WHAT YOU WILL DO: Print exactly, please, the lines from the top of the entries below up to and including the line with "(367,85) -- (367,526);", and nothing else; pictures are excluded.
#### EXTRACTED MATERIAL ####
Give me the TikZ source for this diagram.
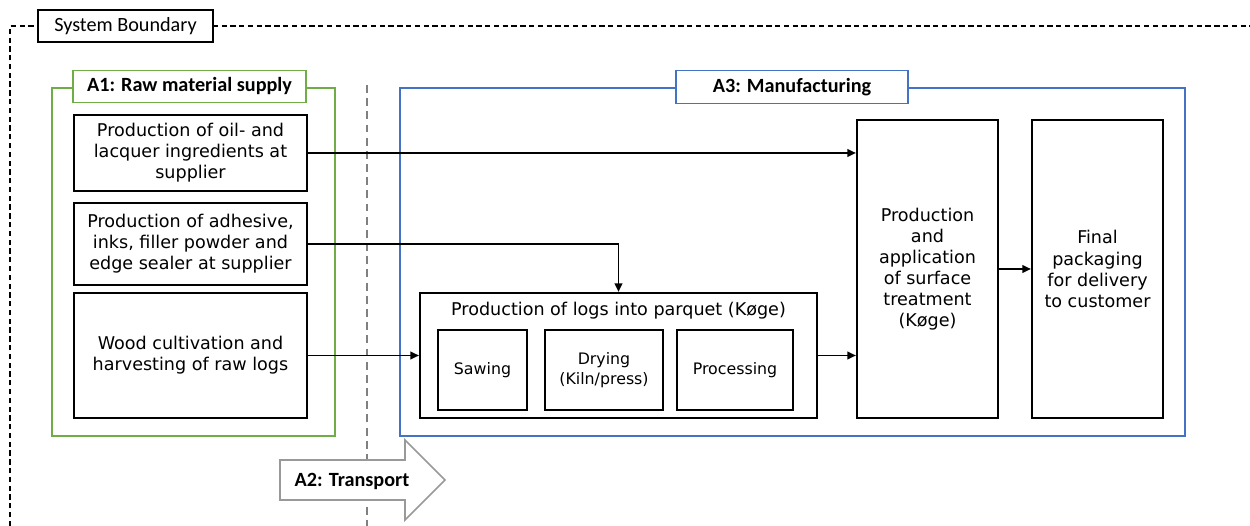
\documentclass[tikz,border=0pt]{standalone}
\usepackage{fontspec}
\setmainfont{DejaVu Sans}
\newfontfamily\calibri{Carlito}
\usetikzlibrary{arrows.meta}
\definecolor{a1green}{RGB}{112,173,71}
\definecolor{a3blue}{RGB}{68,114,196}
\tikzset{
  proc/.style ={draw,line width=1.2pt,align=center,inner sep=2pt,font=\fontsize{10}{12}\selectfont},
  sub/.style  ={draw,line width=0.9pt,align=center,minimum height=1.6cm,font=\fontsize{9}{11}\selectfont},
  stage/.style={draw,line width=0.7pt},
  tag/.style  ={draw,fill=white,line width=0.7pt,minimum height=0.65cm,inner sep=0pt,font=\calibri\bfseries\fontsize{11.5}{13}\selectfont},
  flow/.style ={line width=1.1pt,-{Triangle[length=1.7mm,width=1.5mm]}},
}

\begin{document}
\begin{tikzpicture}[x=0.02cm,y=-0.02cm]
  \useasboundingbox (0,0) rectangle (1250,526);
  % system boundary
  \draw[dash pattern=on 3pt off 2pt,line width=0.6pt] (10,526) -- (10,26) -- (1250,26);
  \node[draw,fill=white,line width=0.7pt,minimum width=3.5cm,minimum height=0.64cm,inner sep=0pt,
        font=\calibri\fontsize{11.5}{13}\selectfont] (sb) at (125.5,26) {System Boundary};
  % transport divider
  \draw[gray,line width=1pt,dash pattern=on 4.5pt off 3pt] (367,85) -- (367,526);

  % stages
  \node[stage,draw=a1green,minimum width=5.66cm,minimum height=6.96cm] (a1) at (193.5,262) {};
  \node[tag,draw=a1green,minimum width=4.66cm] (a1tag) at (189.5,86.5) {A1: Raw material supply};
  \node[stage,draw=a3blue,minimum width=15.7cm,minimum height=6.96cm] (a3) at (792.5,262) {};
  \node[tag,draw=a3blue,minimum width=4.64cm] (a3tag) at (792,87) {A3: Manufacturing};

  % supply
  \node[proc,minimum width=4.66cm,minimum height=1.52cm] (oil) at (190.5,153) {Production of oil- and\\lacquer ingredients at\\supplier};
  \node[proc,minimum width=4.66cm,minimum height=1.64cm] (glue) at (190.5,244) {Production of adhesive,\\inks, filler powder and\\edge sealer at supplier};
  \node[proc,minimum width=4.66cm,minimum height=2.5cm] (wood) at (190.5,355.5) {Wood cultivation and\\harvesting of raw logs};

  % parquet line
  \node[proc,minimum width=7.94cm,minimum height=2.5cm] (parquet) at (618.5,355.5) {};
  \node[font=\fontsize{10}{12}\selectfont] (ptitle) at (618.5,311) {Production of logs into parquet (Køge)};
  \node[sub,minimum width=1.78cm] (saw) at (482.5,370) {Sawing};
  \node[sub,minimum width=2.36cm] (dry) at (604,370) {Drying\\(Kiln/press)};
  \node[sub,minimum width=2.32cm] (mill) at (735,370) {Processing};

  \node[proc,minimum width=2.82cm,minimum height=5.96cm] (surf) at (927.5,269) {Production\\and\\application\\of surface\\treatment\\(Køge)};
  \node[proc,minimum width=2.62cm,minimum height=5.96cm] (pack) at (1097.5,269) {Final\\packaging\\for delivery\\to customer};

  % flows
  \draw[flow] (oil.east) -- (oil.east -| surf.west);
  \draw[flow] (glue.east) -| (parquet.north);
  \draw[flow] (wood.east) -- (parquet.west);
  \draw[flow] (parquet.east) -- (surf.west |- parquet.east);
  \draw[flow] (surf.east) -- (pack.west);

  % transport arrow
  \draw[gray!80,line width=0.9pt,fill=white] (280,460) -- (405,460) -- (405,440) -- (445,480)
    -- (405,520) -- (405,500) -- (280,500) -- cycle;
  \node[font=\calibri\bfseries\fontsize{11.5}{13}\selectfont] (a2) at (352,481) {A2: Transport};
\end{tikzpicture}
\end{document}
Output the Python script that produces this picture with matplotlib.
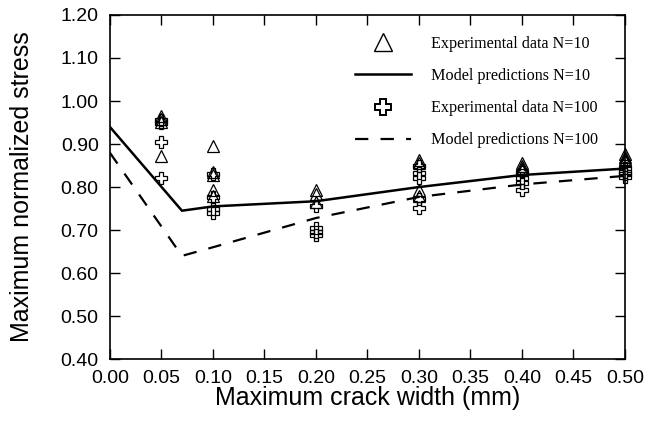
import matplotlib
matplotlib.use("Agg")
import matplotlib.pyplot as plt
from matplotlib.lines import Line2D

# experimental data, N=10 (triangles)
x_tri = [0.05, 0.05, 0.05, 0.05,
         0.10, 0.10, 0.10, 0.10, 0.10,
         0.20, 0.20, 0.20,
         0.30, 0.30, 0.30, 0.30,
         0.40, 0.40, 0.40, 0.40,
         0.50, 0.50, 0.50, 0.50]
y_tri = [0.965, 0.958, 0.952, 0.873,
         0.895, 0.835, 0.828, 0.792, 0.780,
         0.793, 0.783, 0.765,
         0.862, 0.855, 0.792, 0.780,
         0.855, 0.850, 0.845, 0.840,
         0.877, 0.870, 0.865, 0.860]

# experimental data, N=100 (crosses)
x_crs = [0.05, 0.05, 0.05, 0.05,
         0.10, 0.10, 0.10, 0.10,
         0.20, 0.20, 0.20, 0.20,
         0.30, 0.30, 0.30, 0.30, 0.30,
         0.40, 0.40, 0.40, 0.40,
         0.50, 0.50, 0.50, 0.50]
y_crs = [0.955, 0.950, 0.905, 0.820,
         0.830, 0.778, 0.750, 0.740,
         0.757, 0.705, 0.695, 0.688,
         0.848, 0.833, 0.822, 0.772, 0.752,
         0.835, 0.822, 0.810, 0.792,
         0.845, 0.836, 0.830, 0.823]

# model predictions
x_mod = [0.0, 0.07, 0.10, 0.20, 0.30, 0.40, 0.50]
y_mod10 = [0.940, 0.745, 0.755, 0.767, 0.800, 0.828, 0.843]
y_mod100 = [0.880, 0.640, 0.660, 0.728, 0.777, 0.806, 0.826]

xticks = [0.00, 0.05, 0.10, 0.15, 0.20, 0.25, 0.30, 0.35, 0.40, 0.45, 0.50]
yticks = [0.40, 0.50, 0.60, 0.70, 0.80, 0.90, 1.00, 1.10, 1.20]

plt.rcParams['font.family'] = ['Liberation Sans', 'DejaVu Sans']

fig = plt.figure(figsize=(6.46, 4.22), dpi=100)
ax = fig.add_axes([0.170, 0.149, 0.7975, 0.8155])

dash = (0, (6.0, 5.5))

ax.plot(x_mod, y_mod10, color='black', linewidth=1.8, zorder=2)
ax.plot(x_mod, y_mod100, color='black', linewidth=1.6, linestyle=dash, zorder=2)

ax.plot(x_tri, y_tri, linestyle='none', marker='^', markersize=8,
        markerfacecolor='none', markeredgecolor='black', markeredgewidth=0.9,
        zorder=3, clip_on=False)
ax.plot(x_crs, y_crs, linestyle='none', marker='P', markersize=9,
        markerfacecolor='none', markeredgecolor='black', markeredgewidth=0.9,
        zorder=3, clip_on=False)

ax.set_xlim(0, 0.5)
ax.set_ylim(0.4, 1.2)
ax.set_xticks(xticks)
ax.set_yticks(yticks)
ax.set_xticklabels([f'{t:.2f}' for t in xticks])
ax.set_yticklabels([f'{t:.2f}' for t in yticks])
ax.tick_params(direction='in', length=7, width=1, labelsize=14,
               top=True, right=True, pad=8)
for s in ax.spines.values():
    s.set_linewidth(1.2)

ax.set_xlabel('Maximum crack width (mm)', fontsize=18, labelpad=-1)
ax.set_ylabel('Maximum normalized stress', fontsize=18, labelpad=19)

handles = [
    Line2D([], [], linestyle='none', marker='^', markersize=13,
           markerfacecolor='none', markeredgecolor='black', markeredgewidth=1),
    Line2D([], [], color='black', linewidth=1.8),
    Line2D([], [], linestyle='none', marker='P', markersize=11,
           markerfacecolor='none', markeredgecolor='black', markeredgewidth=1.4),
    Line2D([], [], color='black', linewidth=1.6, linestyle=dash),
]
labels = ['Experimental data N=10', 'Model predictions N=10',
          'Experimental data N=100', 'Model predictions N=100']
fig.legend(handles, labels, loc='upper left',
           bbox_to_anchor=(355 / 646, 1 - 36 / 422),
           frameon=False, borderpad=0, borderaxespad=0,
           handlelength=3.5, handletextpad=1.2, labelspacing=1.0,
           prop={'family': 'Liberation Serif', 'size': 11.6})

fig.savefig('out.png', dpi=100)
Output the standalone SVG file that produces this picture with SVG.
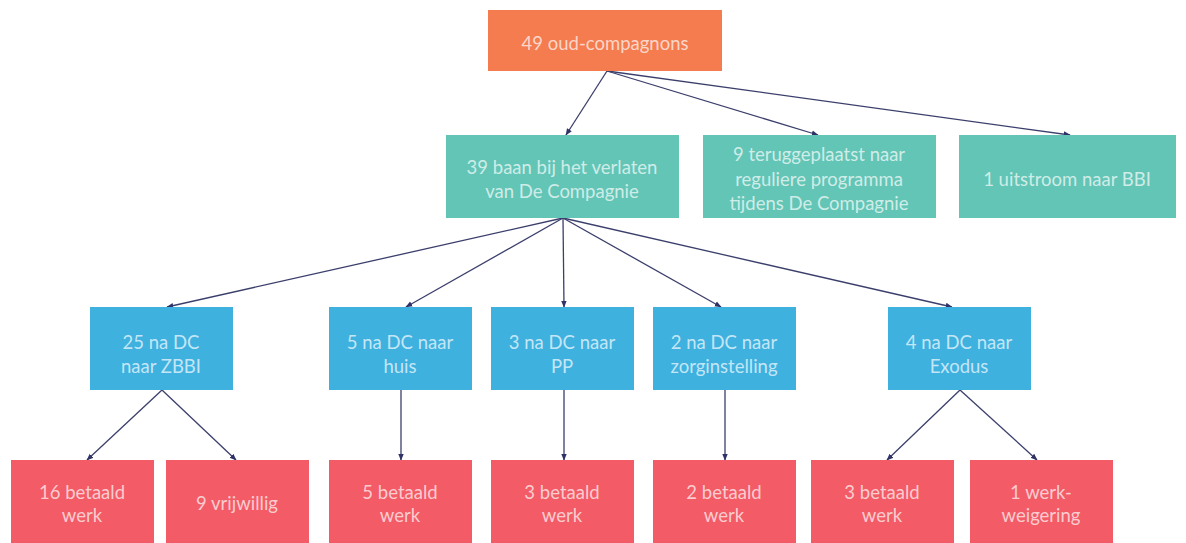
<svg xmlns="http://www.w3.org/2000/svg" width="1186" height="543" viewBox="0 0 1186 543">
<style>
text{font-family:Lato,"Open Sans","Liberation Sans",sans-serif;font-size:18.5px;fill:#ffffff;fill-opacity:0.7;text-anchor:middle}
.o{fill:#F47C4F}.t{fill:#63C5B6}.b{fill:#3EB1DF}.r{fill:#F35B66}
.c line{stroke:#3B3F6B;stroke-width:1.3;marker-end:url(#a)}
</style>
<defs>
<marker id="a" viewBox="0 0 10 10" refX="9" refY="5" markerWidth="7" markerHeight="7" markerUnits="userSpaceOnUse" orient="auto">
<path d="M0,1 L10,5 L0,9 z" fill="#2E3266"/>
</marker>
</defs>
<rect width="1186" height="543" fill="#ffffff"/>
<g class="c" id="connectors">
<line x1="607" y1="71" x2="566" y2="135"/>
<line x1="607" y1="71" x2="818" y2="135"/>
<line x1="607" y1="71" x2="1070" y2="135"/>
<line x1="563" y1="218" x2="167" y2="307"/>
<line x1="563" y1="218" x2="406" y2="307"/>
<line x1="563" y1="218" x2="564" y2="307"/>
<line x1="563" y1="218" x2="721" y2="307"/>
<line x1="563" y1="218" x2="952" y2="307"/>
<line x1="162" y1="390" x2="87" y2="460"/>
<line x1="162" y1="390" x2="236" y2="460"/>
<line x1="401" y1="390" x2="401" y2="460"/>
<line x1="564" y1="390" x2="564" y2="460"/>
<line x1="725" y1="390" x2="725" y2="460"/>
<line x1="960" y1="390" x2="887" y2="460"/>
<line x1="960" y1="390" x2="1037" y2="460"/>
</g>
<g id="n0"><rect class="o" x="488" y="10" width="234" height="61"/><text x="605" y="50">49 oud-compagnons</text></g>
<g id="n1"><rect class="t" x="446" y="135" width="233" height="83"/><text x="562" y="174">39 baan bij het verlaten</text><text x="562" y="198">van De Compagnie</text></g>
<g id="n2"><rect class="t" x="703" y="135" width="233" height="83"/><text x="819" y="161">9 teruggeplaatst naar</text><text x="819" y="186">reguliere programma</text><text x="819" y="210">tijdens De Compagnie</text></g>
<g id="n3"><rect class="t" x="959" y="135" width="217" height="83"/><text x="1067" y="186">1 uitstroom naar BBI</text></g>
<g id="n4"><rect class="b" x="90" y="307" width="143" height="83"/><text x="161" y="349">25 na DC</text><text x="161" y="373">naar ZBBI</text></g>
<g id="n5"><rect class="b" x="329" y="307" width="143" height="83"/><text x="400" y="349">5 na DC naar</text><text x="400" y="373">huis</text></g>
<g id="n6"><rect class="b" x="491" y="307" width="143" height="83"/><text x="562" y="349">3 na DC naar</text><text x="562" y="373">PP</text></g>
<g id="n7"><rect class="b" x="653" y="307" width="143" height="83"/><text x="724" y="349">2 na DC naar</text><text x="724" y="373">zorginstelling</text></g>
<g id="n8"><rect class="b" x="888" y="307" width="143" height="83"/><text x="959" y="349">4 na DC naar</text><text x="959" y="373">Exodus</text></g>
<g id="n9"><rect class="r" x="11" y="460" width="143" height="83"/><text x="82" y="499">16 betaald</text><text x="82" y="522">werk</text></g>
<g id="n10"><rect class="r" x="166" y="460" width="143" height="83"/><text x="237" y="510">9 vrijwillig</text></g>
<g id="n11"><rect class="r" x="329" y="460" width="143" height="83"/><text x="400" y="499">5 betaald</text><text x="400" y="522">werk</text></g>
<g id="n12"><rect class="r" x="491" y="460" width="143" height="83"/><text x="562" y="499">3 betaald</text><text x="562" y="522">werk</text></g>
<g id="n13"><rect class="r" x="653" y="460" width="143" height="83"/><text x="724" y="499">2 betaald</text><text x="724" y="522">werk</text></g>
<g id="n14"><rect class="r" x="811" y="460" width="143" height="83"/><text x="882" y="499">3 betaald</text><text x="882" y="522">werk</text></g>
<g id="n15"><rect class="r" x="970" y="460" width="143" height="83"/><text x="1041" y="499">1 werk-</text><text x="1041" y="522">weigering</text></g>
</svg>
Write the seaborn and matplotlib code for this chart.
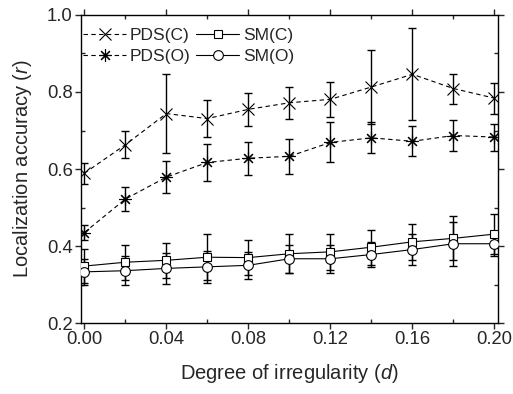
import numpy as np
import pandas as pd
import seaborn as sns
import matplotlib.pyplot as plt
from matplotlib.ticker import MultipleLocator

d = [0.00, 0.02, 0.04, 0.06, 0.08, 0.10, 0.12, 0.14, 0.16, 0.18, 0.20]

pds_c = [0.589, 0.663, 0.744, 0.731, 0.755, 0.772, 0.781, 0.813, 0.846, 0.809, 0.784]
pds_c_err = [0.027, 0.035, 0.103, 0.047, 0.043, 0.042, 0.045, 0.095, 0.120, 0.039, 0.040]

pds_o = [0.435, 0.522, 0.579, 0.617, 0.628, 0.633, 0.669, 0.681, 0.672, 0.687, 0.683]
pds_o_err = [0.019, 0.032, 0.042, 0.049, 0.043, 0.046, 0.052, 0.040, 0.039, 0.039, 0.035]

sm_c = [0.348, 0.358, 0.363, 0.371, 0.370, 0.380, 0.385, 0.397, 0.411, 0.420, 0.431]
sm_c_err = [0.045, 0.045, 0.045, 0.060, 0.045, 0.050, 0.047, 0.045, 0.047, 0.057, 0.052]

sm_o = [0.333, 0.336, 0.342, 0.346, 0.350, 0.367, 0.367, 0.378, 0.391, 0.406, 0.406]
sm_o_err = [0.034, 0.038, 0.040, 0.042, 0.035, 0.037, 0.036, 0.033, 0.040, 0.057, 0.033]

dash = (0, (4, 3))
# legend fills column by column: PDS in first column, SM in second
series = {
    'PDS(C)': (pds_c, pds_c_err, 'x', dash, 9, 'k'),
    'PDS(O)': (pds_o, pds_o_err, (8, 2, 0), dash, 9, 'k'),
    'SM(C)': (sm_c, sm_c_err, 's', '-', 6, 'white'),
    'SM(O)': (sm_o, sm_o_err, 'o', '-', 7, 'white'),
}

sns.set_style("ticks")
plt.rcParams['font.family'] = ['Liberation Sans', 'DejaVu Sans']
plt.rcParams['mathtext.fontset'] = 'custom'
plt.rcParams['mathtext.it'] = 'Liberation Sans:italic'
plt.rcParams['mathtext.rm'] = 'Liberation Sans'

fig = plt.figure(figsize=(5.13, 3.94), dpi=100)
ax = fig.add_axes([0.158, 0.180, 0.813, 0.782])

for name, (vals, err, mk, ls, ms, fc) in series.items():
    df = pd.DataFrame({'d': d, 'r': vals})
    ax.errorbar(d, vals, yerr=err, fmt='none', ecolor='k', elinewidth=1,
                capsize=3, capthick=1, zorder=2)
    sns.lineplot(data=df, x='d', y='r', ax=ax, color='k', linestyle=ls,
                 linewidth=0.8, marker=mk, markersize=ms, markerfacecolor=fc,
                 markeredgecolor='k', markeredgewidth=0.8, label=name, zorder=3)

ax.set_xlim(-0.0016, 0.2018)
ax.set_ylim(0.2, 1.0)
ax.xaxis.set_major_locator(MultipleLocator(0.04))
ax.xaxis.set_minor_locator(MultipleLocator(0.02))
ax.yaxis.set_major_locator(MultipleLocator(0.2))
ax.yaxis.set_minor_locator(MultipleLocator(0.1))
ax.set_xticklabels([f"{v:.2f}" for v in ax.get_xticks()])
ax.set_yticklabels([f"{v:.1f}" for v in ax.get_yticks()])

ax.tick_params(which='major', direction='out', length=4, width=1, labelsize=13.3,
               top=True, right=True, pad=2)
ax.tick_params(which='minor', direction='in', length=3, width=1, top=True, right=True)
for s in ax.spines.values():
    s.set_linewidth(1)
    s.set_color('k')

ax.set_xlabel(r'Degree of irregularity ($\mathit{d}$)', fontsize=14.5, labelpad=10)
ax.set_ylabel(r'Localization accuracy ($\mathit{r}$)', fontsize=14.5, labelpad=9)

ax.legend(ncol=2, loc='upper left', bbox_to_anchor=(-0.012, 0.98), frameon=False,
          fontsize=12.5, handlelength=2.5, handletextpad=0.2, columnspacing=0.3,
          borderaxespad=0.2, borderpad=0.2, labelspacing=0.3)

fig.savefig('out.png', dpi=100)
####
RESPONSE TO THIS EXERCISE:
Give me the TikZ source for this diagram.
\documentclass[tikz,border=0pt]{standalone}
\usepackage{fontspec}
\setmainfont{DejaVu Sans}
\newfontfamily\calibri{Carlito}
\usetikzlibrary{arrows.meta}
\definecolor{a1green}{RGB}{112,173,71}
\definecolor{a3blue}{RGB}{68,114,196}
\tikzset{
  proc/.style ={draw,line width=1.2pt,align=center,inner sep=2pt,font=\fontsize{10}{12}\selectfont},
  sub/.style  ={draw,line width=0.9pt,align=center,minimum height=1.6cm,font=\fontsize{9}{11}\selectfont},
  stage/.style={draw,line width=0.7pt},
  tag/.style  ={draw,fill=white,line width=0.7pt,minimum height=0.65cm,inner sep=0pt,font=\calibri\bfseries\fontsize{11.5}{13}\selectfont},
  flow/.style ={line width=1.1pt,-{Triangle[length=1.7mm,width=1.5mm]}},
}

\begin{document}
\begin{tikzpicture}[x=0.02cm,y=-0.02cm]
  \useasboundingbox (0,0) rectangle (1250,526);
  % system boundary
  \draw[dash pattern=on 3pt off 2pt,line width=0.6pt] (10,526) -- (10,26) -- (1250,26);
  \node[draw,fill=white,line width=0.7pt,minimum width=3.5cm,minimum height=0.64cm,inner sep=0pt,
        font=\calibri\fontsize{11.5}{13}\selectfont] (sb) at (125.5,26) {System Boundary};
  % transport divider
  \draw[gray,line width=1pt,dash pattern=on 4.5pt off 3pt] (367,85) -- (367,526);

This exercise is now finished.